::: DATA SEGMENT :::
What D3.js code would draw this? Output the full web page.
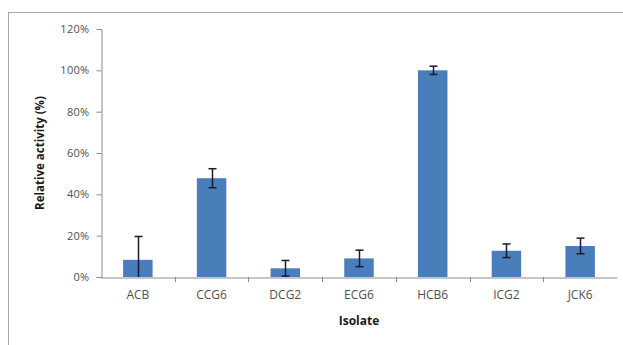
<!DOCTYPE html>
<html>
<head>
<meta charset="utf-8">
<script src="https://cdn.jsdelivr.net/npm/d3@7"></script>
<style>
  html, body { margin: 0; padding: 0; background: #fff; }
  svg { display: block; }
  text { font-family: "Open Sans", "Noto Sans", sans-serif; }
</style>
</head>
<body>
<svg id="chart" width="623" height="345"></svg>
<script>
// Relative enzyme activity per isolate (mean and error, in %)
const isolates = ["ACB", "CCG6", "DCG2", "ECG6", "HCB6", "ICG2", "JCK6"];
const activity = [8.3, 47.8, 4.2, 9.0, 100, 12.7, 15.0];
const errors   = [11.3, 4.6, 3.8, 4.0, 2.0, 3.3, 3.8];
const yTicks   = [0, 20, 40, 60, 80, 100, 120];

const svg = d3.select("#chart");
const W = 623, H = 345;
const m = { left: 101, right: 6, top: 29, bottom: 68 };

// chart frame
svg.append("rect")
  .attr("x", 8.5).attr("y", 12.5)
  .attr("width", W + 10).attr("height", H + 10)
  .attr("fill", "#fff").attr("stroke", "#a6a6a6").attr("stroke-width", 1);

const x = d3.scaleBand().domain(isolates)
  .range([m.left, W - m.right]).paddingInner(0.6).paddingOuter(0.3);
const xOuter = d3.scaleBand().domain(isolates).range([m.left, W - m.right]);
const y = d3.scaleLinear().domain([0, 120]).range([H - m.bottom, m.top]);

const axisColor = "#8c8c8c";
const textColor = "#505050";

// y axis
const yAxis = svg.append("g")
  .attr("transform", `translate(${m.left + 0.5},0)`)
  .call(d3.axisLeft(y).tickValues(yTicks).tickFormat(d => d + "%").tickSize(5).tickPadding(7));
yAxis.select(".domain").attr("stroke", axisColor);
yAxis.selectAll(".tick line").attr("stroke", axisColor);
yAxis.selectAll(".tick text").attr("fill", textColor).style("font-size", "11px")
  .style("letter-spacing", "0.3px");

// bars
const barColor = "#4a7ebb";
svg.append("g").selectAll("rect")
  .data(isolates)
  .join("rect")
  .attr("x", d => x(d))
  .attr("width", x.bandwidth())
  .attr("y", (d, i) => y(activity[i]))
  .attr("height", (d, i) => y(0) - y(activity[i]))
  .attr("fill", barColor);

// x axis (drawn over bar bases)
const xAxis = svg.append("g")
  .attr("transform", `translate(0,${y(0) + 0.5})`)
  .call(d3.axisBottom(xOuter).tickSize(0).tickPadding(13));
xAxis.select(".domain").attr("stroke", axisColor);
xAxis.selectAll(".tick text").attr("fill", textColor).style("font-size", "12px");
// category separator ticks
svg.append("g").selectAll("line")
  .data(isolates.slice(1))
  .join("line")
  .attr("x1", d => Math.round(xOuter(d)) + 0.5)
  .attr("x2", d => Math.round(xOuter(d)) + 0.5)
  .attr("y1", y(0)).attr("y2", y(0) + 5)
  .attr("stroke", axisColor);

// error bars
const eb = svg.append("g").attr("stroke", "#1a1a2e").attr("stroke-width", 1.5);
isolates.forEach((d, i) => {
  const cx = Math.round(x(d) + x.bandwidth() / 2) + 0.5;
  const hi = activity[i] + errors[i];
  const lo = Math.max(0, activity[i] - errors[i]);
  eb.append("line").attr("x1", cx).attr("x2", cx).attr("y1", y(hi)).attr("y2", y(lo));
  eb.append("line").attr("x1", cx - 4).attr("x2", cx + 4).attr("y1", y(hi)).attr("y2", y(hi));
  if (activity[i] - errors[i] > 0) {
    eb.append("line").attr("x1", cx - 4).attr("x2", cx + 4).attr("y1", y(lo)).attr("y2", y(lo));
  }
});

// axis titles
svg.append("text")
  .attr("x", (m.left + W - m.right) / 2).attr("y", 325)
  .attr("text-anchor", "middle").attr("fill", "#1a1a1a")
  .style("font-size", "12px").style("font-weight", "bold")
  .text("Isolate");

svg.append("text")
  .attr("transform", `translate(44,${(y(0) + y(120)) / 2}) rotate(-90)`)
  .attr("text-anchor", "middle").attr("fill", "#1a1a1a")
  .style("font-size", "11.5px").style("font-weight", "bold")
  .text("Relative activity (%)");
</script>
</body>
</html>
:::
EXERCISE:
From start to finish, output the listing exactly, but omit its pictures.

EXERCISE ANSWER:
What D3.js code would draw this? Output the full web page.
<!DOCTYPE html>
<html>
<head>
<meta charset="utf-8">
<script src="https://cdn.jsdelivr.net/npm/d3@7"></script>
<style>
  html, body { margin: 0; padding: 0; background: #fff; }
  svg { display: block; }
  text { font-family: "Open Sans", "Noto Sans", sans-serif; }
</style>
</head>
<body>
<svg id="chart" width="623" height="345"></svg>
<script>
// Relative enzyme activity per isolate (mean and error, in %)
const isolates = ["ACB", "CCG6", "DCG2", "ECG6", "HCB6", "ICG2", "JCK6"];
const activity = [8.3, 47.8, 4.2, 9.0, 100, 12.7, 15.0];
const errors   = [11.3, 4.6, 3.8, 4.0, 2.0, 3.3, 3.8];
const yTicks   = [0, 20, 40, 60, 80, 100, 120];

const svg = d3.select("#chart");
const W = 623, H = 345;
const m = { left: 101, right: 6, top: 29, bottom: 68 };

// chart frame
svg.append("rect")
  .attr("x", 8.5).attr("y", 12.5)
  .attr("width", W + 10).attr("height", H + 10)
  .attr("fill", "#fff").attr("stroke", "#a6a6a6").attr("stroke-width", 1);

const x = d3.scaleBand().domain(isolates)
  .range([m.left, W - m.right]).paddingInner(0.6).paddingOuter(0.3);
const xOuter = d3.scaleBand().domain(isolates).range([m.left, W - m.right]);
const y = d3.scaleLinear().domain([0, 120]).range([H - m.bottom, m.top]);

const axisColor = "#8c8c8c";
const textColor = "#505050";

// y axis
const yAxis = svg.append("g")
  .attr("transform", `translate(${m.left + 0.5},0)`)
  .call(d3.axisLeft(y).tickValues(yTicks).tickFormat(d => d + "%").tickSize(5).tickPadding(7));
yAxis.select(".domain").attr("stroke", axisColor);
yAxis.selectAll(".tick line").attr("stroke", axisColor);
yAxis.selectAll(".tick text").attr("fill", textColor).style("font-size", "11px")
  .style("letter-spacing", "0.3px");

// bars
const barColor = "#4a7ebb";
svg.append("g").selectAll("rect")
  .data(isolates)
  .join("rect")
  .attr("x", d => x(d))
  .attr("width", x.bandwidth())
  .attr("y", (d, i) => y(activity[i]))
  .attr("height", (d, i) => y(0) - y(activity[i]))
  .attr("fill", barColor);

// x axis (drawn over bar bases)
const xAxis = svg.append("g")
  .attr("transform", `translate(0,${y(0) + 0.5})`)
  .call(d3.axisBottom(xOuter).tickSize(0).tickPadding(13));
xAxis.select(".domain").attr("stroke", axisColor);
xAxis.selectAll(".tick text").attr("fill", textColor).style("font-size", "12px");
// category separator ticks
svg.append("g").selectAll("line")
  .data(isolates.slice(1))
  .join("line")
  .attr("x1", d => Math.round(xOuter(d)) + 0.5)
  .attr("x2", d => Math.round(xOuter(d)) + 0.5)
  .attr("y1", y(0)).attr("y2", y(0) + 5)
  .attr("stroke", axisColor);

// error bars
const eb = svg.append("g").attr("stroke", "#1a1a2e").attr("stroke-width", 1.5);
isolates.forEach((d, i) => {
  const cx = Math.round(x(d) + x.bandwidth() / 2) + 0.5;
  const hi = activity[i] + errors[i];
  const lo = Math.max(0, activity[i] - errors[i]);
  eb.append("line").attr("x1", cx).attr("x2", cx).attr("y1", y(hi)).attr("y2", y(lo));
  eb.append("line").attr("x1", cx - 4).attr("x2", cx + 4).attr("y1", y(hi)).attr("y2", y(hi));
  if (activity[i] - errors[i] > 0) {
    eb.append("line").attr("x1", cx - 4).attr("x2", cx + 4).attr("y1", y(lo)).attr("y2", y(lo));
  }
});

// axis titles
svg.append("text")
  .attr("x", (m.left + W - m.right) / 2).attr("y", 325)
  .attr("text-anchor", "middle").attr("fill", "#1a1a1a")
  .style("font-size", "12px").style("font-weight", "bold")
  .text("Isolate");

svg.append("text")
  .attr("transform", `translate(44,${(y(0) + y(120)) / 2}) rotate(-90)`)
  .attr("text-anchor", "middle").attr("fill", "#1a1a1a")
  .style("font-size", "11.5px").style("font-weight", "bold")
  .text("Relative activity (%)");
</script>
</body>
</html>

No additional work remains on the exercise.